I deliberately didn’t tell you that until the end of the fifth paragraph because, as soon as you mention those two words (concept album) people just run for the hills in case they hear another Streets: A Rock Opera by Savatage. I know what everyone’s thinking when they hear the words ‘concept album,’ they’re thinking of some ghastly story about some guy finding a guitar, learning how to play and then saving the world with a few power chords, a lot of screaming and a few tins of hairspray. Well fear not, dear readers, because this is Aimee Mann we’re talking about and, if you know anything about her music whatsoever, you’ll know that she’s always written character driven songs.

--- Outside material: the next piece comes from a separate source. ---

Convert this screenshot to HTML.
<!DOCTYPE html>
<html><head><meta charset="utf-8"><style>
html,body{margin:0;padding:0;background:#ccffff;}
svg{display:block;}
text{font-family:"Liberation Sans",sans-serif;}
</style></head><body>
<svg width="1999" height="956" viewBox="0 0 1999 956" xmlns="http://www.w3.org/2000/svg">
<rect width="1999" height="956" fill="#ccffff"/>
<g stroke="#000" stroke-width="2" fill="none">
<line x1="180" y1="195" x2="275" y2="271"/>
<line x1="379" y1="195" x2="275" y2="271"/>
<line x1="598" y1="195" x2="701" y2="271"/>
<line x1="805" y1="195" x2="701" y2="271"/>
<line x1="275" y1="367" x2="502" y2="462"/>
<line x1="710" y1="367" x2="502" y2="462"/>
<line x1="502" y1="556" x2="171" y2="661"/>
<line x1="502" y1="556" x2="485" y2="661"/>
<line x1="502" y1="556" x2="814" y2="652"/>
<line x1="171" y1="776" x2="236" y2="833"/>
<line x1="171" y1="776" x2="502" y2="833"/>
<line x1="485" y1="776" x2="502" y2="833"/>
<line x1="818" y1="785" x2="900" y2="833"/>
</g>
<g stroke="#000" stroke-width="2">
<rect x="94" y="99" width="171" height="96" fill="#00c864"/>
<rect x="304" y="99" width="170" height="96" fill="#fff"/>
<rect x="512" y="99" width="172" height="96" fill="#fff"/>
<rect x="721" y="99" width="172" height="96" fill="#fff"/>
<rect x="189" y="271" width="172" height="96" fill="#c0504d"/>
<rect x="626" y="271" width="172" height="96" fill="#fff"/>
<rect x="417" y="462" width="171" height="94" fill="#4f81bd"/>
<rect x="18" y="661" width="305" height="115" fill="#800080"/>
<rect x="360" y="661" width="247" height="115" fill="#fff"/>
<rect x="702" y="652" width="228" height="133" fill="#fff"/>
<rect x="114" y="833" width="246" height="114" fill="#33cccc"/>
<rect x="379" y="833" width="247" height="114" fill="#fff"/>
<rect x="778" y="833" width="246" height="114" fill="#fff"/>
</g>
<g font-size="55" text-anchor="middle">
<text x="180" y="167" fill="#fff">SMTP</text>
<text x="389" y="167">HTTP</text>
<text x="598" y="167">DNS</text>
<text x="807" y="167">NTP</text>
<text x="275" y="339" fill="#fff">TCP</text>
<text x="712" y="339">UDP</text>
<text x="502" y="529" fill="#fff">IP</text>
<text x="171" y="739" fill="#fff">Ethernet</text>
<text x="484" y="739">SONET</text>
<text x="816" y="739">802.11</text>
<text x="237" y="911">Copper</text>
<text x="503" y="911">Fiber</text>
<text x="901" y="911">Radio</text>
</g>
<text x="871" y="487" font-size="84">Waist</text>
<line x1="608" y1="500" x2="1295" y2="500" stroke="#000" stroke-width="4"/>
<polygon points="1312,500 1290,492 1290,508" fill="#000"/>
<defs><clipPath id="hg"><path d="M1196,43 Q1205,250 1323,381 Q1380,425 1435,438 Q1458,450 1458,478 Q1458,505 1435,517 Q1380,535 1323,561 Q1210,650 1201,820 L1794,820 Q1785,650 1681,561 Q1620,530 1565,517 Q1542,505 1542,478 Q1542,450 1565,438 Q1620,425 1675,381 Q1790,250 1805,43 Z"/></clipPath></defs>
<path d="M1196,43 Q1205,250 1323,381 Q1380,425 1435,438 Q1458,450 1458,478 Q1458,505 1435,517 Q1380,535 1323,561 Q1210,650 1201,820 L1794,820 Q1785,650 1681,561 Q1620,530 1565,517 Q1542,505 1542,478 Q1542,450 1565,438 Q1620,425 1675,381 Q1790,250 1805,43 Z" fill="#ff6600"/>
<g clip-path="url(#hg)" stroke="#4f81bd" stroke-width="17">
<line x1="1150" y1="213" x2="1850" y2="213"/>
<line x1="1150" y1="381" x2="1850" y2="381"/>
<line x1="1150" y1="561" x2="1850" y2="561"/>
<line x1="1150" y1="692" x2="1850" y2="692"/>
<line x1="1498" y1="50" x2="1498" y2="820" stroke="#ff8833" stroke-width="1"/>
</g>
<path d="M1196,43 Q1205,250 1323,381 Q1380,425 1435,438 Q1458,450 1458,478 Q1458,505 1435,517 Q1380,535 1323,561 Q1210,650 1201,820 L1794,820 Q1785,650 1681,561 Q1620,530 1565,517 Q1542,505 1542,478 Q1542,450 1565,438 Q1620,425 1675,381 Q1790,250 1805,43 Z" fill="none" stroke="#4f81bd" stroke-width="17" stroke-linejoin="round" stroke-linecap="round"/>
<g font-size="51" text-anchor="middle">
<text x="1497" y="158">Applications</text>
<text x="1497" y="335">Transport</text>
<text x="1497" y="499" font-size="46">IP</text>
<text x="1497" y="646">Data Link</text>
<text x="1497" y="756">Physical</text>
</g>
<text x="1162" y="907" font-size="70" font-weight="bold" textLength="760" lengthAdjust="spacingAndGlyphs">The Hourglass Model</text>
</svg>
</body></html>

For Aimee Mann to write a concept album isn’t as daring, or as daunting, as it would be for some other artists and I’m delighted to say that The Forgotten Arm is a great album.

 

There’s a sense of familiarity with her other work that surprised me though. For starters, the characters themselves are very Aimee Mann type characters, very white trash. They’re downtrodden people with little hope for themselves or their future, they’re existing on the bottom rungs of society’s ladder and they’re looking for a way out. Of course, this is Aimee Mann’s world so there’s no happy ending, they ride off to Vegas or some other casino town and their relationship falls apart. But don’t let me hear you call this a depressing album, because it’s anything but and I think a lot of that comes down to the production.

 

Aimee’s albums are normally very intricately produced and engineered but this time round things were handled a lot quicker. Whereas before she would treat every song individually and spend considerable amounts of time finding the correct sound for each one, here she just stepped into the studio with a band and recorded the whole thing pretty much live. The press bumpf says that the whole album was recorded in only five days! I think we have producer Joe Henry to thank for that.

 

The Forgotten Arm is the closest Aimee’s studio albums have come to representing her live sound. When you see Aimee Mann in concert it’s difficult to understand where people get the idea that she’s depressing from because she always looks like she’s having so much fun onstage. Finally, you get to hear that in this album. Of course there’s a lot of despair and emotion in these tunes, she’s not exactly singing happy go lucky songs, but there’s a sense of joy and excitement in the playing that I’ve never heard in Aimee’s studio work before.

 

The tunes themselves are all, bar none, wonderful. King of The Jailhouse and I Can’t Get My Head Around It are as good as anything she’s done in the past and the rest aren’t half bad either. It’s a delightful album to spend time with. Its story may be rather tragic, but the music is wonderfully played and undeniably catchy. You won’t call it the soundtrack to your summer, but it’ll accompany the rest of the year quite nicely.